As the cluster affects the performance of the index (5) we mark the index as yellow and add the issue to the incident. Now the performance of the product search transactions is effected and our performance health analytics will mark the transaction as yellow (6) which also affects the health of the application (7).
As the application and the transaction is effected our incident will actually fire with a yellow status saying that the product search performance is decreasing and users are affected - showing the path to the two root causes - the I/O problem and the Threadpool problem. As seen in the screenshot, Instana will show the evolution of the incident and the user can drill into the components at the time the issue was happening - including the exact historic environment and metrics at that point of time.
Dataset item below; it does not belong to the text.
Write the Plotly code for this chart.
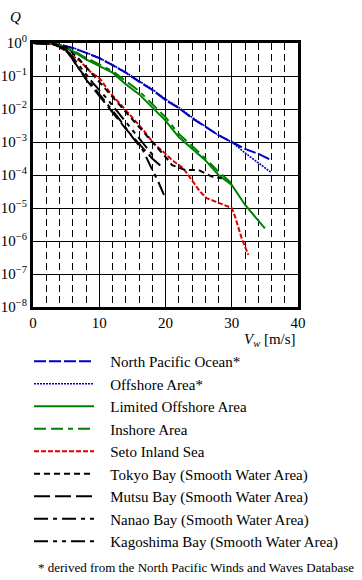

This shows the unique capabilities of Instana:
- Combining physical, process and trace information using the Graph to understand their dependencies
- Intelligence to understand the health of single components but also the health of clusters, applications and traces
- Intelligent impact analysis to understand if an issue is critical or not
- Show the root cause of a problem and give actionable information and context
- Keeps the history of the graph, its properties, metrics, changes and issues and provide a “timeshift” feature to analyse any given problem with a clear view on the state and dependencies of all components.
Finding root cause in modern environments will only get more challenging in the coming years. The simple example above has shown that finding the root cause is not a trivial task without understanding of the context, dependencies and impact. Now think of “liquid” systems based on µServices that add and remove services all the time with new releases pushed out frequently - Instana keeps track of the state and health in real time and understands any impact of these changes or issues. This is all done without any manual configuration and in real time.
Instana helps keep your application healthy and dramatically reduces the amount of time to find the root causes of problems or optimizations.